Paylaş
Görün, “yazmıştı bu kadın” diyeceksiniz de bir gün, gelecektir daha da beteri.
Dilimi eşek arısı soksun elbette ama dolu yağacak kafamıza dolu, taşlar düşecek tepelerden patır patır, yerler yarılacak ortadan.
Alimallah korkuyorum valla billah.
Neden mi? Nedeni biziz. Nedeni bizim dünyadaki başka hiçbir millete benzemeyen bulunmaz Hint kumaşı özelliklerimiz.
Bir kere bizde sürü psikolojisi var.
Nasıl bir güven çobanlara, kuçulara, çobancıklara, nasıl bir hürmet nasıl bir itaatkarlıktır bu ya?
Ama işte hata başlıyor çocukluktan. Efendi uslu yetiştirileceksin ya, tasmalı büyütülüyorsun ve de korkuyla.
Bir kere rütbeli herkesten korkmayı öğretiyorlar sana.
Sen hiç öğretmenine “bence bu konuda haksızsınız, ben haklıyım, gelin tartışalım” falan diyebildin mi acaba?
Hahaha, nerede o cesaret ya?
Şimdi tabi patronunun yanında üç buçuk atarsın. Gerçi at da zaten. Bu memlekette kovulursan nah iş bulursun, o da var ya.
Başına her ne gelirse bu memlekette, hakkın yendiğinde, kazık yediğinde, hastane kapısında süründüğünde ve yaz yaz bitmeyecek örneklerde hep bildiğin, öğretilen o cümleyi söyle; “yarabbi buna da şükür, en azından elim ayağım tutuyor.”
A be ne sabır, nasıl bir Polyannacılıktır bu, daha doğrusu iman gücü işte.
Sen de biliyorsun ki bu memlekette işin Allah’a kalmış, başka kurtarır tarafın yok, farkındasın kendin de.
Hayat her sabah farklı başlar senin memleketinde, akşam yaza yatarsın, sabah kısa kalkarsın, mevsim gibi gündem değişir.
Allah’tan Türksün de bağışıklık sistemin güçlü, yoksa bırak hasta olmayı, can dayanmaz bu hal ve gidişe.
Elin memleketinde yaşansa dünyayı ayağa kaldıracak olay senin günlük gazetelerinin her gün en az iki sayfasını kaplar.
Türk olmasan, her gün en az iki - üç antidepresan içmeden olmaz.
Şımarıklığı da bilmezsin sen, ay canım benim nereden bileceksin, kim şımartacak seni?
Canından bezmiş eşin mi?
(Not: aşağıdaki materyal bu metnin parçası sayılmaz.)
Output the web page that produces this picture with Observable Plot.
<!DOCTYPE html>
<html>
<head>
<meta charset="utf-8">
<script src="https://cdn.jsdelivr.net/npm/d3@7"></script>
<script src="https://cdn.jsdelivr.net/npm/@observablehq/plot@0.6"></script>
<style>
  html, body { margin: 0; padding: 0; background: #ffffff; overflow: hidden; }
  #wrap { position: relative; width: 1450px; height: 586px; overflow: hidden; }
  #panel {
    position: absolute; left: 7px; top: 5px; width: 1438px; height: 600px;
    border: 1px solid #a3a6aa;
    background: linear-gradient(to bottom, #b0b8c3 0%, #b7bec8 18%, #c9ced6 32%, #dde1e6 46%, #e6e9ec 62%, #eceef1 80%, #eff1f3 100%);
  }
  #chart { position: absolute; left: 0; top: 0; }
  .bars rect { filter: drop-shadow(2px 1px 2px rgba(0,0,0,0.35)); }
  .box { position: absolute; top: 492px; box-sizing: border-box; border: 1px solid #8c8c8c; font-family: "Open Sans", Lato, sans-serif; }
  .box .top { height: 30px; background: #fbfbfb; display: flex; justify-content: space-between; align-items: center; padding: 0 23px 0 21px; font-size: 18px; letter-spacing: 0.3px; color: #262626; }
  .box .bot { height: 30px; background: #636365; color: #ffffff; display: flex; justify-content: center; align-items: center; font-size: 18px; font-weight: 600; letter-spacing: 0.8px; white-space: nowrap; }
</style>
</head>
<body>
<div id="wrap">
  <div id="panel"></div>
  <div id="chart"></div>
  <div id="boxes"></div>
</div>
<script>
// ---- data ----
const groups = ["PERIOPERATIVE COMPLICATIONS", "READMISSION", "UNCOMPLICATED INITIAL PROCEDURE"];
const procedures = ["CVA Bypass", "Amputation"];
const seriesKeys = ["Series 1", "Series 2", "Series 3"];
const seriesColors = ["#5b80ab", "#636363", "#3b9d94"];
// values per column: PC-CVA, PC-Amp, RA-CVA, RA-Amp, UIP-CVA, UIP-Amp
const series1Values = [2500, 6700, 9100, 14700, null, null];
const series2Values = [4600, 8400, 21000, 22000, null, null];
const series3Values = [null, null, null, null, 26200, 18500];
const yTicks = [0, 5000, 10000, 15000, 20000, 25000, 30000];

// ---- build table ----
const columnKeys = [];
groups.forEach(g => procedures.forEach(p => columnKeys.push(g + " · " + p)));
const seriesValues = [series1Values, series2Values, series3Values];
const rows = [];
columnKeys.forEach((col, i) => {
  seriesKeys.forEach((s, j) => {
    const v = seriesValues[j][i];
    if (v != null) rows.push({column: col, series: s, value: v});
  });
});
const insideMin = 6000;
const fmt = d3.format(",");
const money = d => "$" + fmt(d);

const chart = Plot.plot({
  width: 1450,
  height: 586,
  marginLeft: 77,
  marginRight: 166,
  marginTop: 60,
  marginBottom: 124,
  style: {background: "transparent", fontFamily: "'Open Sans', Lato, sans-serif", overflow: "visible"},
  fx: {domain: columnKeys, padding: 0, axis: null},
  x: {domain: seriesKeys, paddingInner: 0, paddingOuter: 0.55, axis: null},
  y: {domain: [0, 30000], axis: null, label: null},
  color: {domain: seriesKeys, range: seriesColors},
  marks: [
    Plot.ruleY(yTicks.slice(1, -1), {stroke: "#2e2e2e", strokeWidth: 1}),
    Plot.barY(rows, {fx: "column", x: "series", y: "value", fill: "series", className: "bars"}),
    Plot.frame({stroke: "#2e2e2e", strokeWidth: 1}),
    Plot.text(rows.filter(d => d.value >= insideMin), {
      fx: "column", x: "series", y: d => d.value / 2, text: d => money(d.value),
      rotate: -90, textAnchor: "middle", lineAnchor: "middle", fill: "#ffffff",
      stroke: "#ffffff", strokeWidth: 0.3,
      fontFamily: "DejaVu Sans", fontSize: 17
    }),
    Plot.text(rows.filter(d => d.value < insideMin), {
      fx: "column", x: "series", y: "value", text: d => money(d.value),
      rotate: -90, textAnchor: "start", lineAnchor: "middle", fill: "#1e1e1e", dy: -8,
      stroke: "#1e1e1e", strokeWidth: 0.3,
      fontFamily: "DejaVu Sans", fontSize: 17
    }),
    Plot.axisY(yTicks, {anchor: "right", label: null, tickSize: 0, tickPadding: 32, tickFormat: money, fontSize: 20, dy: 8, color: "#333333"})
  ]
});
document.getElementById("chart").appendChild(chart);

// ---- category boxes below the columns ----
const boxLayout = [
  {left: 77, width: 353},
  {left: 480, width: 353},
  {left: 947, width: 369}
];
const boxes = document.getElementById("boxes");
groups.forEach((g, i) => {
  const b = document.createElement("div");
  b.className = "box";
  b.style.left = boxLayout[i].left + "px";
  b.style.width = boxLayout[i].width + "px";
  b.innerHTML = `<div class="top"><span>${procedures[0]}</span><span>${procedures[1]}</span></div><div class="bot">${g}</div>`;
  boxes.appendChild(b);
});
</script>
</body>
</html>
Devletin şımartmalı değil mi?
Kaç kişiye baba dedin ki? Bir babana, bir devletine öyle değil mi? Allah düşmanıma vermesin böyle üvey baba kardeşim.
Sen daha sigorta, emeklilik, o, bu, şu, sürün dur, çok beklersin.
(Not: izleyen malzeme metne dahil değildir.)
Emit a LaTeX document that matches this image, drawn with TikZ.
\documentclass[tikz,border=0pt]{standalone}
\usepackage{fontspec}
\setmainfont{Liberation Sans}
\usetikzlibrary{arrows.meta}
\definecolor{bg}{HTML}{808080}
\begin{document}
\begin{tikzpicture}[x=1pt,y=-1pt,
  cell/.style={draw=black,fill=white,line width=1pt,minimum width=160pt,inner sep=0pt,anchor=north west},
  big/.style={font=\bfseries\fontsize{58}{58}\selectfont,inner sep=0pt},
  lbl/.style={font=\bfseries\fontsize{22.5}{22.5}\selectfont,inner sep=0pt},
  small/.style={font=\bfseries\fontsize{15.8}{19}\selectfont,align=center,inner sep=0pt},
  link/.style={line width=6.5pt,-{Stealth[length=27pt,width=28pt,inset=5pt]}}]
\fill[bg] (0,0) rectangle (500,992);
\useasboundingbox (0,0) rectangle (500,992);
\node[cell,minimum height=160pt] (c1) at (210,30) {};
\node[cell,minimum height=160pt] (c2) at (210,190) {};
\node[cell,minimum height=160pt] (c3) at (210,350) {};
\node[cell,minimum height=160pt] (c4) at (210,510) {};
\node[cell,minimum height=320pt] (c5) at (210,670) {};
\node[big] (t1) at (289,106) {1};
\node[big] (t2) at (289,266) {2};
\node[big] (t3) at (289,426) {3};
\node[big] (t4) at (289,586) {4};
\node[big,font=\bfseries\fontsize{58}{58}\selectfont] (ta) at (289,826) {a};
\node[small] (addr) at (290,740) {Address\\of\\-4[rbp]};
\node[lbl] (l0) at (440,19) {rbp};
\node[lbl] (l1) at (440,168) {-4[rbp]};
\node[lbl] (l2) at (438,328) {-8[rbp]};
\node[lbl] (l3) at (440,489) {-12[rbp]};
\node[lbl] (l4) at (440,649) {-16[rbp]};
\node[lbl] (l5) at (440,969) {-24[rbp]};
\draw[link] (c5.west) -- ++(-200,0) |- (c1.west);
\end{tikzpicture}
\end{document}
Eeee ama her şey de devletten beklenmez ki! Bin bir türlü işleri var, görmezlikten mi gelmektesin, seni nasıl yetiştirdiler, efendiliğin nerede senin?
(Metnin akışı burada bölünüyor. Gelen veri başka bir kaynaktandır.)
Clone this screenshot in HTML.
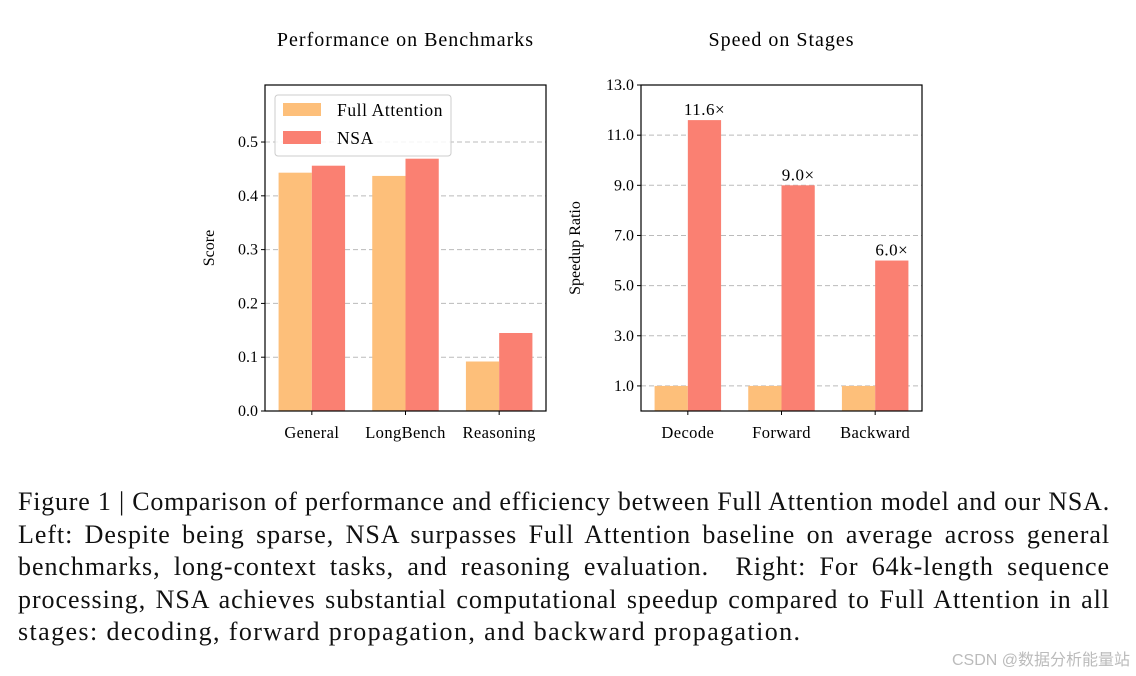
<!DOCTYPE html>
<html><head><meta charset="utf-8"><style>
body{margin:0;background:#fff;width:1136px;height:676px;overflow:hidden;position:relative;font-family:"Liberation Serif",serif}
#cap{position:absolute;left:18px;top:486px;width:1092px;font-size:26px;letter-spacing:0.95px;line-height:32.6px;color:#111;font-family:"Liberation Serif",serif}
#cap div{white-space:nowrap;text-align:justify;text-align-last:justify}
#cap div.first{letter-spacing:0.78px}
#cap div.last{text-align-last:left;letter-spacing:1.4px}
#wm{position:absolute;right:6px;top:646px;font-size:16px;color:#bbb;font-family:"Liberation Sans","Noto Sans CJK SC",sans-serif}
</style></head><body>
<svg id="chart" width="1136" height="480" style="position:absolute;left:0;top:0"></svg>
<div id="cap">
<div class="first">Figure 1 | Comparison of performance and efficiency between Full Attention model and our NSA.</div>
<div>Left: Despite being sparse, NSA surpasses Full Attention baseline on average across general</div>
<div>benchmarks, long-context tasks, and reasoning evaluation.&nbsp; Right: For 64k-length sequence</div>
<div>processing, NSA achieves substantial computational speedup compared to Full Attention in all</div>
<div class="last">stages: decoding, forward propagation, and backward propagation.</div>
</div>
<div id="wm">CSDN @数据分析能量站</div>
<script>
const benchCats=["General","LongBench","Reasoning"];
const benchFull=[0.443,0.437,0.092];
const benchNSA=[0.456,0.469,0.145];
const benchTicks=[0.0,0.1,0.2,0.3,0.4,0.5];
const stageCats=["Decode","Forward","Backward"];
const stageFull=[1.0,1.0,1.0];
const stageNSA=[11.6,9.0,6.0];
const stageTicks=[1.0,3.0,5.0,7.0,9.0,11.0,13.0];
const stageLabels=["11.6×","9.0×","6.0×"];

const NS="http://www.w3.org/2000/svg";
const svg=document.getElementById('chart');
function mk(tag,attrs,parent){const e=document.createElementNS(NS,tag);for(const k in attrs)e.setAttribute(k,attrs[k]);(parent||svg).appendChild(e);return e;}
function txt(x,y,s,size,anchor,parent,rot,ls){const t=mk('text',{x:x,y:y,'font-size':size,'text-anchor':anchor||'middle','font-family':'Liberation Serif, serif',fill:'#000'},parent);if(ls)t.setAttribute('letter-spacing',ls);if(rot)t.setAttribute('transform',`rotate(-90 ${x} ${y})`);t.textContent=s;return t;}
const FA="#fdbf7a",NSAc="#fa8072";

function panel(o){
  const g=mk('g',{});
  
  
  const L=o.x0,R=o.x1,T=85,B=411;
  const ys=v=>B-(v-0)/(o.ymax)*(B-T);
  o.ticks.forEach((t,i)=>{
    const y=ys(t);
    const gl=mk('line',{x1:L,x2:R,y1:y,y2:y,stroke:'#bbb','stroke-dasharray':'5,3','stroke-width':1},g);
    
    mk('line',{x1:L-4,x2:L,y1:y,y2:y,stroke:'#000'},g);
    const tl=txt(L-7,y+5,o.fmt(t),16,'end',g);
    
  });
  const step=(R-L)/3, bw=step*0.355;
  o.cats.forEach((c,i)=>{
    const cx=L+step*(i+0.5);
    const b1=mk('rect',{x:cx-bw,y:ys(o.a[i]),width:bw,height:B-ys(o.a[i]),fill:FA},g);
    
    const b2=mk('rect',{x:cx,y:ys(o.b[i]),width:bw,height:B-ys(o.b[i]),fill:NSAc},g);
    
    mk('line',{x1:cx,x2:cx,y1:B,y2:B+4,stroke:'#000'},g);
    const xl=txt(cx,438,c,16.5,'middle',g,false,0.4);
    
    if(o.labels){const vl=txt(cx+bw/2,ys(o.b[i])-5,o.labels[i],17,'middle',g,false,0.5);
      }
  });
  mk('rect',{x:L,y:T,width:R-L,height:B-T,fill:'none',stroke:'#000','stroke-width':1.2},g);
  const ti=txt((L+R)/2,46,o.title,20,'middle',g,false,1.0);
  
  const yt=txt(o.ytx,(T+B)/2,o.ytitle,16,'middle',g,true);
  
  return g;
}
panel({name:'benchmark-chart',x0:265,x1:546,ymax:0.606,ticks:benchTicks,fmt:t=>t.toFixed(1),cats:benchCats,a:benchFull,b:benchNSA,title:'Performance on Benchmarks',ytitle:'Score',ytx:214});
panel({name:'speed-chart',x0:641,x1:922,ymax:13,ticks:stageTicks,fmt:t=>t.toFixed(1),cats:stageCats,a:stageFull,b:stageNSA,labels:stageLabels,title:'Speed on Stages',ytitle:'Speedup Ratio',ytx:580});

const lg=mk('g',{});

mk('rect',{x:275,y:95,width:176,height:61,rx:3,fill:'#fff','fill-opacity':0.85,stroke:'#ccc'},lg);
const e1=mk('rect',{x:283,y:103,width:38,height:13,fill:FA},lg);

const l1=txt(337,116,'Full Attention',17.5,'start',lg,false,0.6);

const e2=mk('rect',{x:283,y:131,width:38,height:13,fill:NSAc},lg);

const l2=txt(337,144,'NSA',17.5,'start',lg,false,0.6);

</script>
</body></html>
“Ne geldiyse başımıza fazla efendilikten geldi” diyorsan ben de zaten şakacıktan yazmıştım, onu anlattım ya tüm yazıda.
Efendiyiz işte, usluyuz. Yeryüzünün en sadık halkıyız, bizden daha sonra gemiyi terk edecek bir milleti dünyanın hiçbir ülkesinde bulamazsınız.
Bizim kadar hayalperest, bizim kadar dirençli, dayanıklı, inançlı, affedici, kolay kanan, kolay inanan bir millet daha yoktur.
Ha bunların yanı sıra bu yeryüzünün belki de en uyanık, zeka olarak da -özellikle pratik zekada- en önde gelen milletlerinden biri olduğumuzu da ekleyeyim buraya.
Çok yaşamış, çok görmüşüz, bu da geçer deyip her seferinde ümit beslemeye devam etmişiz.
Ne yapacağız biz Türk’üz. Bu saatten sonra da değişmeyiz, yine aynısını yapacağız.
Artık huzur istiyoruz, artık mutlu mesut yaşamak istiyoruz deyip ümit edip bekleyeceğiz.
Çünkü biz Türk’üz, yılmak bilmeyiz.
Gemiyi terk etmeyiz.
Kimselere yedirmeyiz.
Sesimiz gür çıkar.
Ayağımızı bastığımız yer titrer.
Bu da yeryüzünün diğer hiçbir milletinde olmayan özelliklerimizdendir.
Ha bir de birlik bizim diğer adlarımızdan biridir; yani “sürü”.